> _What needs to be done_: Transcribe the data in full and exactly, omitting any pictures.

....

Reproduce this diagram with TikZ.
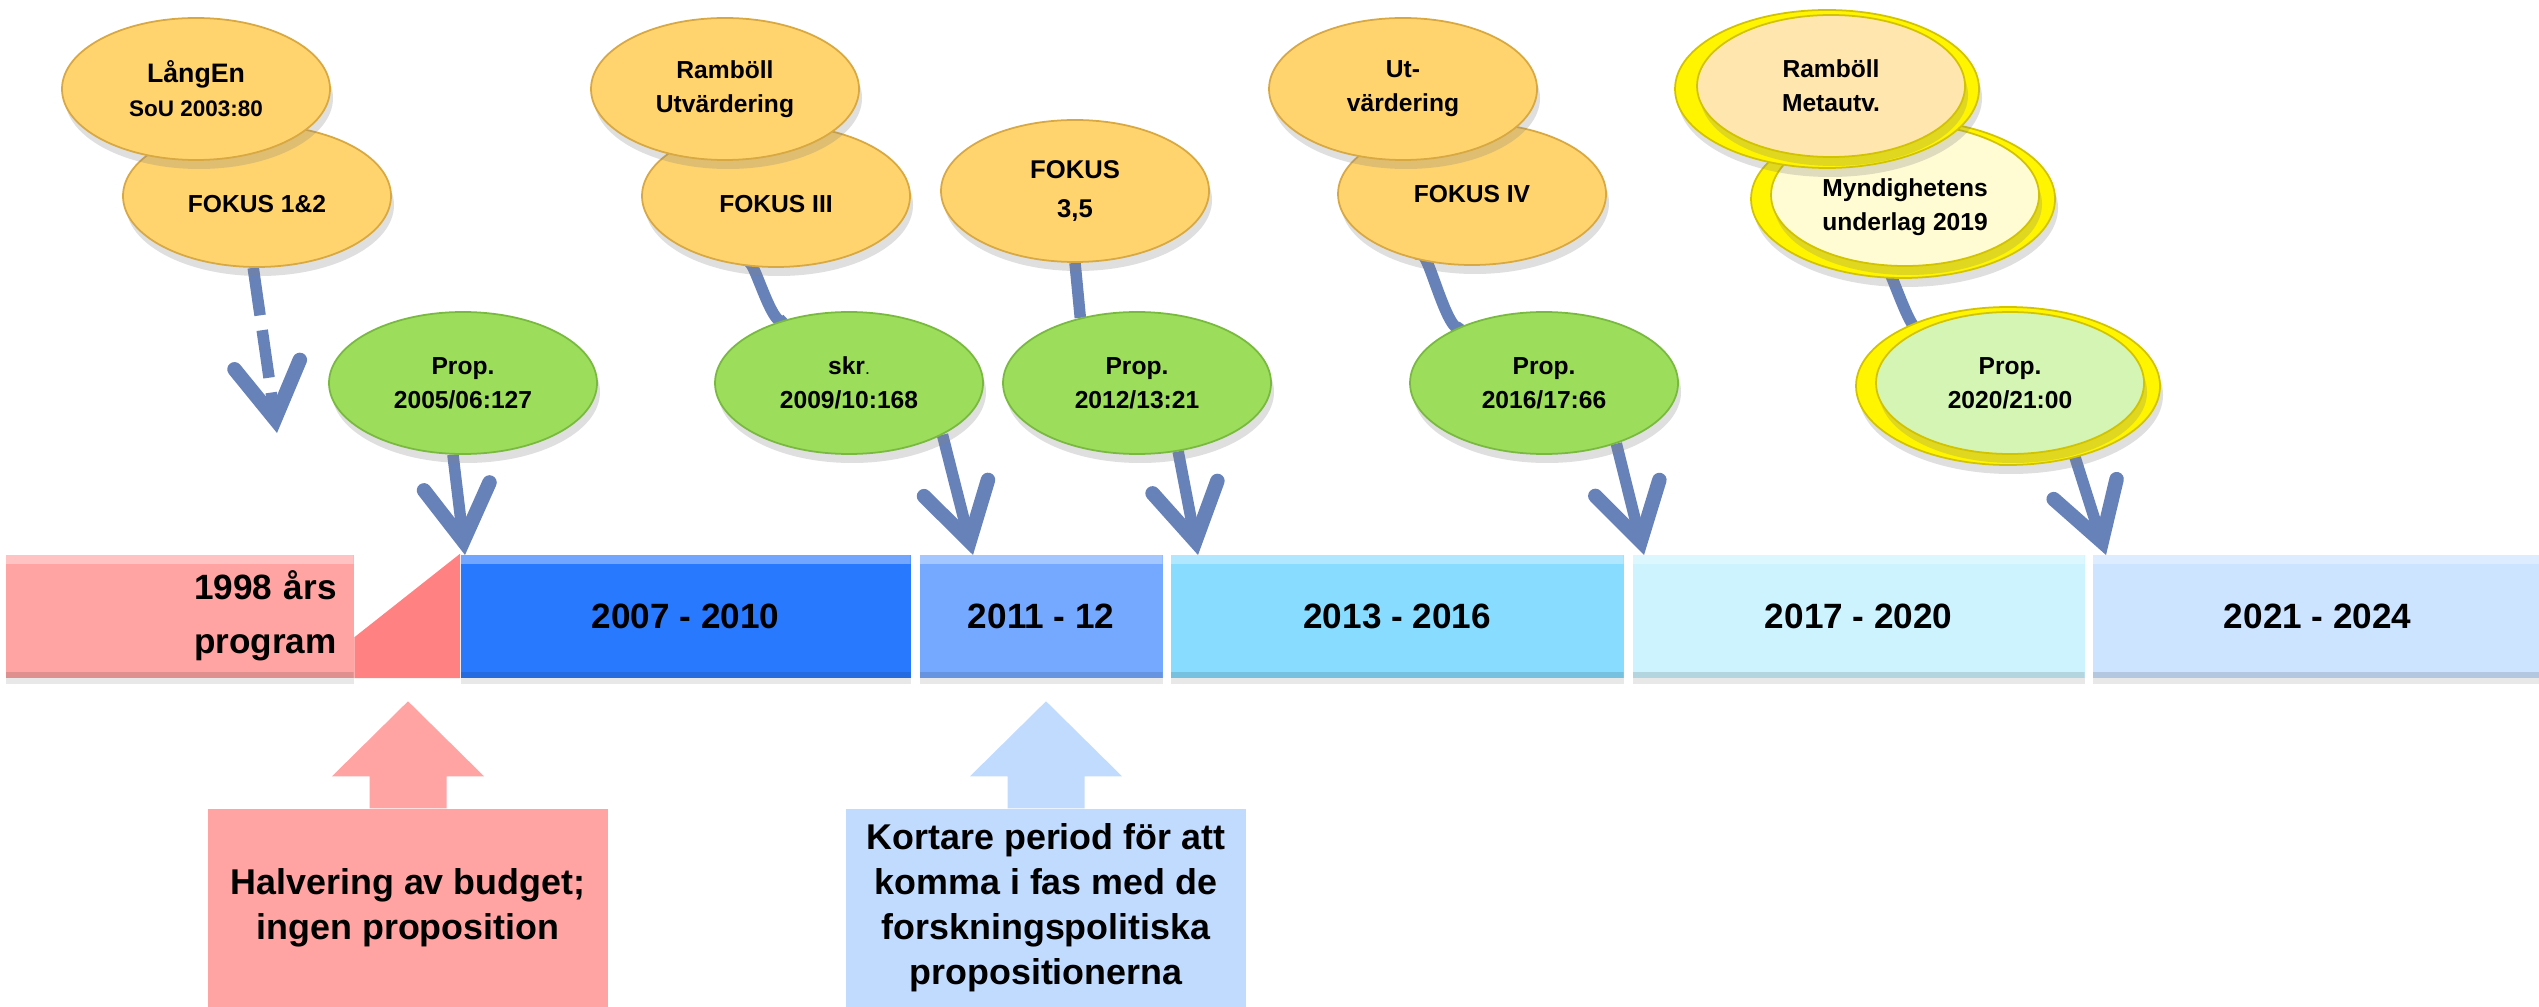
\documentclass[tikz,border=0pt]{standalone}
\usepackage{fontspec}
\setmainfont{Liberation Sans}
\usetikzlibrary{shapes.geometric, arrows.meta, backgrounds, shadows}
\definecolor{utvfill}{HTML}{FFD46E}
\definecolor{utvedge}{HTML}{D8A842}
\definecolor{propfill}{HTML}{9CDD5B}
\definecolor{propedge}{HTML}{79B940}
\definecolor{ringfill}{HTML}{FFF500}
\definecolor{ringedge}{HTML}{D2C300}
\definecolor{metafill}{HTML}{FFE6AE}
\definecolor{myndfill}{HTML}{FFFCD4}
\definecolor{newprop}{HTML}{D4F5B4}
\definecolor{connblue}{HTML}{6782B9}
\definecolor{c98}{HTML}{FFA3A3}
\definecolor{c98dark}{HTML}{FF8181}
\definecolor{c0710}{HTML}{2979FF}
\definecolor{c1112}{HTML}{75A9FF}
\definecolor{c1316}{HTML}{88DCFF}
\definecolor{c1720}{HTML}{CCF3FF}
\definecolor{c2124}{HTML}{CCE4FF}
\definecolor{notepink}{HTML}{FFA3A3}
\definecolor{noteblue}{HTML}{C1DBFF}
\begin{document}
\begin{tikzpicture}[x=0.1mm, y=-0.1mm,
  blob/.style={ellipse, minimum width=26.8mm, minimum height=14.2mm, inner sep=0pt, align=center, line width=0.5pt, font=\bfseries\fontsize{7}{9.7}\selectfont, drop shadow={shadow xshift=0.3mm, shadow yshift=-0.9mm, opacity=0.25}},
  utv/.style={blob, fill=utvfill, draw=utvedge},
  prop/.style={blob, fill=propfill, draw=propedge},
  ring/.style={ellipse, minimum width=30.4mm, minimum height=15.8mm, inner sep=0pt, fill=ringfill, draw=ringedge, line width=0.5pt, drop shadow={shadow xshift=0.3mm, shadow yshift=-0.9mm, opacity=0.25}},
  conn/.style={draw=connblue, line width=1.15mm},
  tip/.style={-{Straight Barb[length=5.5mm, width=6.6mm, line width=1.45mm, line cap=round, line join=miter]}},
  period/.style={rectangle, anchor=west, minimum height=12.3mm, inner sep=0pt, font=\bfseries\fontsize{10}{12}\selectfont, drop shadow={shadow xshift=0pt, shadow yshift=-0.6mm, opacity=0.18}, path picture={\fill[white, opacity=.35] (path picture bounding box.north west) rectangle ([yshift=-0.9mm]path picture bounding box.north east); \fill[black, opacity=.12] ([yshift=0.6mm]path picture bounding box.south west) rectangle (path picture bounding box.south east);}},
  note/.style={rectangle, minimum width=40mm, minimum height=19.8mm, inner sep=0pt, align=center, font=\bfseries\fontsize{10.2}{12.8}\selectfont}]
\useasboundingbox (0,0) rectangle (2539,1007);
\node[utv] (fok12) at (257,196) {\mbox{}\\FOKUS 1\&2};
\node[utv] (fok3) at (776,196) {\mbox{}\\FOKUS III};
\node[utv, font=\bfseries\fontsize{7.3}{11}\selectfont] (fok35) at (1075,191) {FOKUS\\3,5};
\node[utv] (fok4) at (1472,194) {FOKUS IV};
\node[ring] (myndring) at (1903,199) {};
\node[blob, fill=myndfill, draw=ringedge] (mynd) at (1905,195) {\rule{0pt}{12pt}Myndighetens\\underlag 2019};
\node[utv] (langen) at (196,89) {{\fontsize{7.6}{9.7}\selectfont LångEn}\\{\fontsize{6.4}{9.7}\selectfont SoU 2003:80}};
\node[utv] (rambu) at (725,89) {Ramböll\\Utvärdering};
\node[utv] (utv) at (1403,89) {Ut-\\värdering};
\node[ring] (metaring) at (1827,89) {};
\node[blob, fill=metafill, draw=ringedge] (meta) at (1831,86) {Ramböll\\Metautv.};
\node[prop] (pr05) at (463,383) {Prop.\\2005/06:127};
\node[prop] (skr) at (849,383) {skr{\mdseries\fontsize{5}{5}\selectfont .}\\2009/10:168};
\node[prop] (pr12) at (1137,383) {Prop.\\2012/13:21};
\node[prop] (pr16) at (1544,383) {Prop.\\2016/17:66};
\node[ring] (pr20ring) at (2008,386) {};
\node[blob, fill=newprop, draw=ringedge] (pr20) at (2010,383) {Prop.\\2020/21:00};
\node[period, fill=c98, minimum width=34.8mm, align=right, text width=31.4mm, font=\bfseries\fontsize{10}{15.3}\selectfont] (pg98) at (5,616) {1998 års\\program};
\node[period, fill=c0710, minimum width=45mm] (pg0710) at (460,616) {2007 - 2010};
\node[period, fill=c1112, minimum width=24.3mm] (pg1112) at (919,616) {2011 - 12};
\node[period, fill=c1316, minimum width=45.3mm] (pg1316) at (1170,616) {2013 - 2016};
\node[period, fill=c1720, minimum width=45.2mm] (pg1720) at (1632,616) {2017 - 2020};
\node[period, fill=c2124, minimum width=45mm] (pg2124) at (2092,616) {2021 - 2024};
\fill[c98dark] (pg98.south east) -- ++(0,-41) -- (pg0710.north west) -- (pg0710.south west) -- cycle;
\node[note, fill=notepink] (halv) at (408,908) {Halvering av budget;\\ingen proposition};
\fill[notepink] ([xshift=-3.85mm]halv.north) -- ++(0,-32) -- ++(-37.5,0) -- ++(76,-75) -- ++(76,75) -- ++(-37.5,0) -- ++(0,32) -- cycle;
\node[note, fill=noteblue] (kort) at (1046,908) {Kortare period för att\\komma i fas med de\\forskningspolitiska\\propositionerna};
\fill[noteblue] ([xshift=-3.85mm]kort.north) -- ++(0,-32) -- ++(-37.5,0) -- ++(76,-75) -- ++(76,75) -- ++(-37.5,0) -- ++(0,32) -- cycle;
\coordinate (tA) at (277,433);
\coordinate (t05) at (465,555);
\coordinate (t09) at (973,555);
\coordinate (t12) at (1198,555);
\coordinate (t16) at (1644,555);
\coordinate (t20) at (2106,555);
\begin{scope}[on background layer]
\fill[white] (0,0) rectangle (2539,1007);
\draw[conn, tip, dash pattern=on 4.8mm off 1.5mm] (fok12.267) -- (tA);
\draw[conn, tip] (pr05.262) -- (t05);
\draw[conn] (fok3.247) to[out=80, in=-125] (skr.134);
\draw[conn, tip] (skr.-29) -- (t09);
\draw[conn] (fok35.south) -- (pr12.131);
\draw[conn, tip] (pr12.-59) -- (t12);
\draw[conn] (fok4.232) to[out=82, in=-120] (pr16.144);
\draw[conn, tip] (pr16.-40) -- (t16);
\draw[conn] (mynd.250) to[out=80, in=-115] (pr20.147);
\draw[conn, tip] (pr20.-46) -- (t20);
\end{scope}
\end{tikzpicture}
\end{document}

....

> _Exercise answer_:
Reproduce this diagram with TikZ.
\documentclass[tikz,border=0pt]{standalone}
\usepackage{fontspec}
\setmainfont{Liberation Sans}
\usetikzlibrary{shapes.geometric, arrows.meta, backgrounds, shadows}
\definecolor{utvfill}{HTML}{FFD46E}
\definecolor{utvedge}{HTML}{D8A842}
\definecolor{propfill}{HTML}{9CDD5B}
\definecolor{propedge}{HTML}{79B940}
\definecolor{ringfill}{HTML}{FFF500}
\definecolor{ringedge}{HTML}{D2C300}
\definecolor{metafill}{HTML}{FFE6AE}
\definecolor{myndfill}{HTML}{FFFCD4}
\definecolor{newprop}{HTML}{D4F5B4}
\definecolor{connblue}{HTML}{6782B9}
\definecolor{c98}{HTML}{FFA3A3}
\definecolor{c98dark}{HTML}{FF8181}
\definecolor{c0710}{HTML}{2979FF}
\definecolor{c1112}{HTML}{75A9FF}
\definecolor{c1316}{HTML}{88DCFF}
\definecolor{c1720}{HTML}{CCF3FF}
\definecolor{c2124}{HTML}{CCE4FF}
\definecolor{notepink}{HTML}{FFA3A3}
\definecolor{noteblue}{HTML}{C1DBFF}
\begin{document}
\begin{tikzpicture}[x=0.1mm, y=-0.1mm,
  blob/.style={ellipse, minimum width=26.8mm, minimum height=14.2mm, inner sep=0pt, align=center, line width=0.5pt, font=\bfseries\fontsize{7}{9.7}\selectfont, drop shadow={shadow xshift=0.3mm, shadow yshift=-0.9mm, opacity=0.25}},
  utv/.style={blob, fill=utvfill, draw=utvedge},
  prop/.style={blob, fill=propfill, draw=propedge},
  ring/.style={ellipse, minimum width=30.4mm, minimum height=15.8mm, inner sep=0pt, fill=ringfill, draw=ringedge, line width=0.5pt, drop shadow={shadow xshift=0.3mm, shadow yshift=-0.9mm, opacity=0.25}},
  conn/.style={draw=connblue, line width=1.15mm},
  tip/.style={-{Straight Barb[length=5.5mm, width=6.6mm, line width=1.45mm, line cap=round, line join=miter]}},
  period/.style={rectangle, anchor=west, minimum height=12.3mm, inner sep=0pt, font=\bfseries\fontsize{10}{12}\selectfont, drop shadow={shadow xshift=0pt, shadow yshift=-0.6mm, opacity=0.18}, path picture={\fill[white, opacity=.35] (path picture bounding box.north west) rectangle ([yshift=-0.9mm]path picture bounding box.north east); \fill[black, opacity=.12] ([yshift=0.6mm]path picture bounding box.south west) rectangle (path picture bounding box.south east);}},
  note/.style={rectangle, minimum width=40mm, minimum height=19.8mm, inner sep=0pt, align=center, font=\bfseries\fontsize{10.2}{12.8}\selectfont}]
\useasboundingbox (0,0) rectangle (2539,1007);
\node[utv] (fok12) at (257,196) {\mbox{}\\FOKUS 1\&2};
\node[utv] (fok3) at (776,196) {\mbox{}\\FOKUS III};
\node[utv, font=\bfseries\fontsize{7.3}{11}\selectfont] (fok35) at (1075,191) {FOKUS\\3,5};
\node[utv] (fok4) at (1472,194) {FOKUS IV};
\node[ring] (myndring) at (1903,199) {};
\node[blob, fill=myndfill, draw=ringedge] (mynd) at (1905,195) {\rule{0pt}{12pt}Myndighetens\\underlag 2019};
\node[utv] (langen) at (196,89) {{\fontsize{7.6}{9.7}\selectfont LångEn}\\{\fontsize{6.4}{9.7}\selectfont SoU 2003:80}};
\node[utv] (rambu) at (725,89) {Ramböll\\Utvärdering};
\node[utv] (utv) at (1403,89) {Ut-\\värdering};
\node[ring] (metaring) at (1827,89) {};
\node[blob, fill=metafill, draw=ringedge] (meta) at (1831,86) {Ramböll\\Metautv.};
\node[prop] (pr05) at (463,383) {Prop.\\2005/06:127};
\node[prop] (skr) at (849,383) {skr{\mdseries\fontsize{5}{5}\selectfont .}\\2009/10:168};
\node[prop] (pr12) at (1137,383) {Prop.\\2012/13:21};
\node[prop] (pr16) at (1544,383) {Prop.\\2016/17:66};
\node[ring] (pr20ring) at (2008,386) {};
\node[blob, fill=newprop, draw=ringedge] (pr20) at (2010,383) {Prop.\\2020/21:00};
\node[period, fill=c98, minimum width=34.8mm, align=right, text width=31.4mm, font=\bfseries\fontsize{10}{15.3}\selectfont] (pg98) at (5,616) {1998 års\\program};
\node[period, fill=c0710, minimum width=45mm] (pg0710) at (460,616) {2007 - 2010};
\node[period, fill=c1112, minimum width=24.3mm] (pg1112) at (919,616) {2011 - 12};
\node[period, fill=c1316, minimum width=45.3mm] (pg1316) at (1170,616) {2013 - 2016};
\node[period, fill=c1720, minimum width=45.2mm] (pg1720) at (1632,616) {2017 - 2020};
\node[period, fill=c2124, minimum width=45mm] (pg2124) at (2092,616) {2021 - 2024};
\fill[c98dark] (pg98.south east) -- ++(0,-41) -- (pg0710.north west) -- (pg0710.south west) -- cycle;
\node[note, fill=notepink] (halv) at (408,908) {Halvering av budget;\\ingen proposition};
\fill[notepink] ([xshift=-3.85mm]halv.north) -- ++(0,-32) -- ++(-37.5,0) -- ++(76,-75) -- ++(76,75) -- ++(-37.5,0) -- ++(0,32) -- cycle;
\node[note, fill=noteblue] (kort) at (1046,908) {Kortare period för att\\komma i fas med de\\forskningspolitiska\\propositionerna};
\fill[noteblue] ([xshift=-3.85mm]kort.north) -- ++(0,-32) -- ++(-37.5,0) -- ++(76,-75) -- ++(76,75) -- ++(-37.5,0) -- ++(0,32) -- cycle;
\coordinate (tA) at (277,433);
\coordinate (t05) at (465,555);
\coordinate (t09) at (973,555);
\coordinate (t12) at (1198,555);
\coordinate (t16) at (1644,555);
\coordinate (t20) at (2106,555);
\begin{scope}[on background layer]
\fill[white] (0,0) rectangle (2539,1007);
\draw[conn, tip, dash pattern=on 4.8mm off 1.5mm] (fok12.267) -- (tA);
\draw[conn, tip] (pr05.262) -- (t05);
\draw[conn] (fok3.247) to[out=80, in=-125] (skr.134);
\draw[conn, tip] (skr.-29) -- (t09);
\draw[conn] (fok35.south) -- (pr12.131);
\draw[conn, tip] (pr12.-59) -- (t12);
\draw[conn] (fok4.232) to[out=82, in=-120] (pr16.144);
\draw[conn, tip] (pr16.-40) -- (t16);
\draw[conn] (mynd.250) to[out=80, in=-115] (pr20.147);
\draw[conn, tip] (pr20.-46) -- (t20);
\end{scope}
\end{tikzpicture}
\end{document}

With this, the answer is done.